§ **GOAL**: Repeat the records below exactly, from the first line through the line containing "import matplotlib.pyplot as plt", and leave out any pictures.
_ _ _
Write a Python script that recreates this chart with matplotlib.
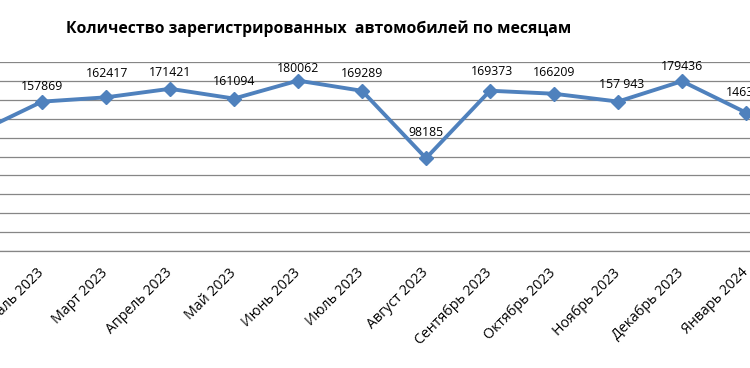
import matplotlib.pyplot as plt

months = ['Январь 2023', 'Февраль 2023', 'Март 2023', 'Апрель 2023', 'Май 2023', 'Июнь 2023',
          'Июль 2023', 'Август 2023', 'Сентябрь 2023', 'Октябрь 2023', 'Ноябрь 2023',
          'Декабрь 2023', 'Январь 2024']
cars = [125400, 157869, 162417, 171421, 161094, 180062, 169289, 98185,
        169373, 166209, 157943, 179436, 146300]
labels = ['125400', '157869', '162417', '171421', '161094', '180062', '169289', '98185',
          '169373', '166209', '157 943', '179436', '146300']

# label offsets from each point, in points
label_dy = [12, 11, 17, 11.5, 12.5, 8.5, 12.5, 18.5, 14, 15, 12, 10.5, 14.5]
label_dx = [0, 0, 1, 0, 0, 0, 0, 0, 1.5, 0, 2.5, 0, 1]

plt.rcParams['font.family'] = ['Open Sans', 'DejaVu Sans']

fig = plt.figure(figsize=(7.5, 3.68), dpi=100)
# plot area runs past both edges of the picture, like the cropped original
ax = fig.add_axes([-54 / 750, (368 - 251.3) / 368, 832 / 750, 189.6 / 368])

x = list(range(len(months)))
ax.plot(x, cars, color='#4F81BD', lw=2.8, marker='D', ms=7.5, mec='#4F81BD', mfc='#4F81BD',
        zorder=3, clip_on=False)

for i, v in enumerate(cars):
    ax.annotate(labels[i], (i, v), xytext=(label_dx[i], label_dy[i]), textcoords='offset points',
                ha='center', va='center', fontsize=8.8, color='black', annotation_clip=False)

ax.set_xlim(-0.5, len(months) - 0.5)
ax.set_ylim(0, 200000)
ax.set_yticks(range(0, 200001, 20000))
ax.yaxis.grid(True, color='#868686', lw=0.9)
ax.set_axisbelow(True)
ax.tick_params(axis='y', left=False, labelleft=False)
ax.tick_params(axis='x', length=0, pad=14)
ax.set_xticks(x)
ax.set_xticklabels(months, rotation=45, ha='right', va='center', rotation_mode='anchor', fontsize=10.2)
for s in ['top', 'left', 'right']:
    ax.spines[s].set_visible(False)
ax.spines['bottom'].set_color('#868686')
ax.spines['bottom'].set_linewidth(0.9)

fig.text(318.7 / 750, 1 - 29 / 368, 'Количество зарегистрированных  автомобилей по месяцам',
         ha='center', va='center', fontsize=11.3, fontweight='bold')

fig.savefig('out.png', dpi=100)
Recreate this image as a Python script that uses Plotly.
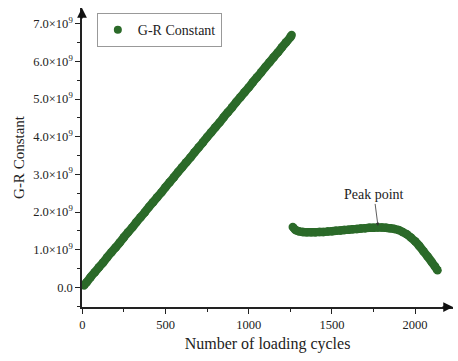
import plotly.graph_objects as go

# Loading-cycle counts and G-R constant values (first, linear stage)
cycles_stage1 = [10, 25, 50, 75, 100, 125, 150, 175, 200, 225, 250, 275, 300, 325, 350,
                 375, 400, 425, 450, 475, 500, 525, 550, 575, 600, 625, 650, 675, 700,
                 725, 750, 775, 800, 825, 850, 875, 900, 925, 950, 975, 1000, 1025,
                 1050, 1075, 1100, 1125, 1150, 1175, 1200, 1225, 1250, 1258]
gr_stage1 = [0.05e9, 0.13e9, 0.27e9, 0.40e9, 0.53e9, 0.66e9, 0.80e9, 0.93e9, 1.06e9,
             1.19e9, 1.33e9, 1.46e9, 1.59e9, 1.73e9, 1.86e9, 1.99e9, 2.13e9, 2.26e9,
             2.39e9, 2.52e9, 2.66e9, 2.79e9, 2.92e9, 3.06e9, 3.19e9, 3.32e9, 3.45e9,
             3.59e9, 3.72e9, 3.85e9, 3.99e9, 4.12e9, 4.25e9, 4.38e9, 4.52e9, 4.65e9,
             4.78e9, 4.92e9, 5.05e9, 5.18e9, 5.31e9, 5.45e9, 5.58e9, 5.71e9, 5.85e9,
             5.98e9, 6.11e9, 6.24e9, 6.38e9, 6.51e9, 6.64e9, 6.70e9]

# Second stage (after the drop)
cycles_stage2 = [1265, 1280, 1300, 1325, 1350, 1375, 1400, 1425, 1450, 1475, 1500, 1525,
                 1550, 1575, 1600, 1625, 1650, 1675, 1700, 1725, 1750, 1775, 1800, 1825,
                 1850, 1875, 1900, 1925, 1950, 1975, 2000, 2025, 2050, 2075, 2100, 2120,
                 2135]
gr_stage2 = [1.60e9, 1.53e9, 1.49e9, 1.47e9, 1.46e9, 1.46e9, 1.46e9, 1.47e9, 1.47e9,
             1.48e9, 1.49e9, 1.50e9, 1.51e9, 1.52e9, 1.53e9, 1.54e9, 1.55e9, 1.56e9,
             1.57e9, 1.58e9, 1.58e9, 1.59e9, 1.59e9, 1.58e9, 1.57e9, 1.55e9, 1.52e9,
             1.47e9, 1.41e9, 1.32e9, 1.22e9, 1.10e9, 0.96e9, 0.82e9, 0.67e9, 0.55e9,
             0.45e9]

peak_cycle = 1777
peak_value = 1.63e9

x_ticks = [0, 500, 1000, 1500, 2000]
y_ticks = [0, 1e9, 2e9, 3e9, 4e9, 5e9, 6e9, 7e9]
y_ticklabels = ["0.0", "1.0×10<sup>9</sup>", "2.0×10<sup>9</sup>", "3.0×10<sup>9</sup>",
                "4.0×10<sup>9</sup>", "5.0×10<sup>9</sup>", "6.0×10<sup>9</sup>",
                "7.0×10<sup>9</sup>"]

GREEN = "#2b6a29"
FONT = "Liberation Serif"

fig = go.Figure()
# Densely recorded points: a thick line under the markers keeps the band continuous
for cyc, val in ((cycles_stage1, gr_stage1), (cycles_stage2, gr_stage2)):
    fig.add_trace(go.Scatter(
        x=cyc, y=val, mode="lines+markers", showlegend=False,
        line=dict(color=GREEN, width=8.5, shape="spline", smoothing=0.6),
        marker=dict(color=GREEN, size=8.5, line=dict(width=0)),
    ))
# Legend entry
fig.add_trace(go.Scatter(
    x=[None], y=[None], mode="markers", name="G-R Constant",
    marker=dict(color=GREEN, size=8, line=dict(width=0)),
))

fig.update_layout(
    width=458, height=361,
    margin=dict(l=82, r=5, t=8, b=54),
    plot_bgcolor="white", paper_bgcolor="white",
    font=dict(family=FONT, color="#222222", size=12),
    showlegend=True,
    legend=dict(
        x=0.04, y=0.983, xanchor="left", yanchor="top",
        bordercolor="#999999", borderwidth=1, bgcolor="white",
        font=dict(family=FONT, size=14, color="#222222"),
        tracegroupgap=0, itemwidth=30,
    ),
    xaxis=dict(
        range=[-2, 2228],
        tickvals=x_ticks,
        ticks="outside", ticklen=5, tickwidth=1, tickcolor="#222222",
        minor=dict(dtick=250, tick0=0, ticks="outside", ticklen=3, tickcolor="#222222"),
        showline=True, linecolor="#222222", linewidth=1.5,
        showgrid=False, zeroline=False,
        tickfont=dict(family=FONT, size=12.5),
        title=dict(text="Number of loading cycles", font=dict(family=FONT, size=16), standoff=7),
    ),
    yaxis=dict(
        range=[-0.524e9, 7.42e9],
        tickvals=y_ticks, ticktext=y_ticklabels,
        ticks="outside", ticklen=5, tickwidth=1, tickcolor="#222222",
        minor=dict(dtick=0.5e9, tick0=0, ticks="outside", ticklen=3, tickcolor="#222222"),
        showline=True, linecolor="#222222", linewidth=1.5,
        showgrid=False, zeroline=False,
        tickfont=dict(family=FONT, size=12.5),
        title=dict(text="G-R Constant", font=dict(family=FONT, size=15), standoff=5),
    ),
)

# Arrowheads at the ends of both axes
fig.add_annotation(xref="paper", yref="paper", x=1, y=0, ax=-12, ay=0,
                   axref="pixel", ayref="pixel", text="", showarrow=True,
                   arrowhead=2, arrowsize=1.3, arrowwidth=1.5, arrowcolor="#111111")
fig.add_annotation(xref="paper", yref="paper", x=0, y=1, ax=0, ay=12,
                   axref="pixel", ayref="pixel", text="", showarrow=True,
                   arrowhead=2, arrowsize=1.3, arrowwidth=1.5, arrowcolor="#111111")

# Peak label
fig.add_annotation(x=peak_cycle, y=peak_value, ax=-4, ay=-31,
                   text="Peak point", showarrow=True, arrowhead=2, arrowsize=0.8,
                   arrowwidth=0.8, arrowcolor="#333333",
                   font=dict(family=FONT, size=14, color="#222222"))

fig.write_html("out.html")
_ _ _
§ **WRITTEN RESPONSE**:
Write a Python script that recreates this chart with matplotlib.
import matplotlib.pyplot as plt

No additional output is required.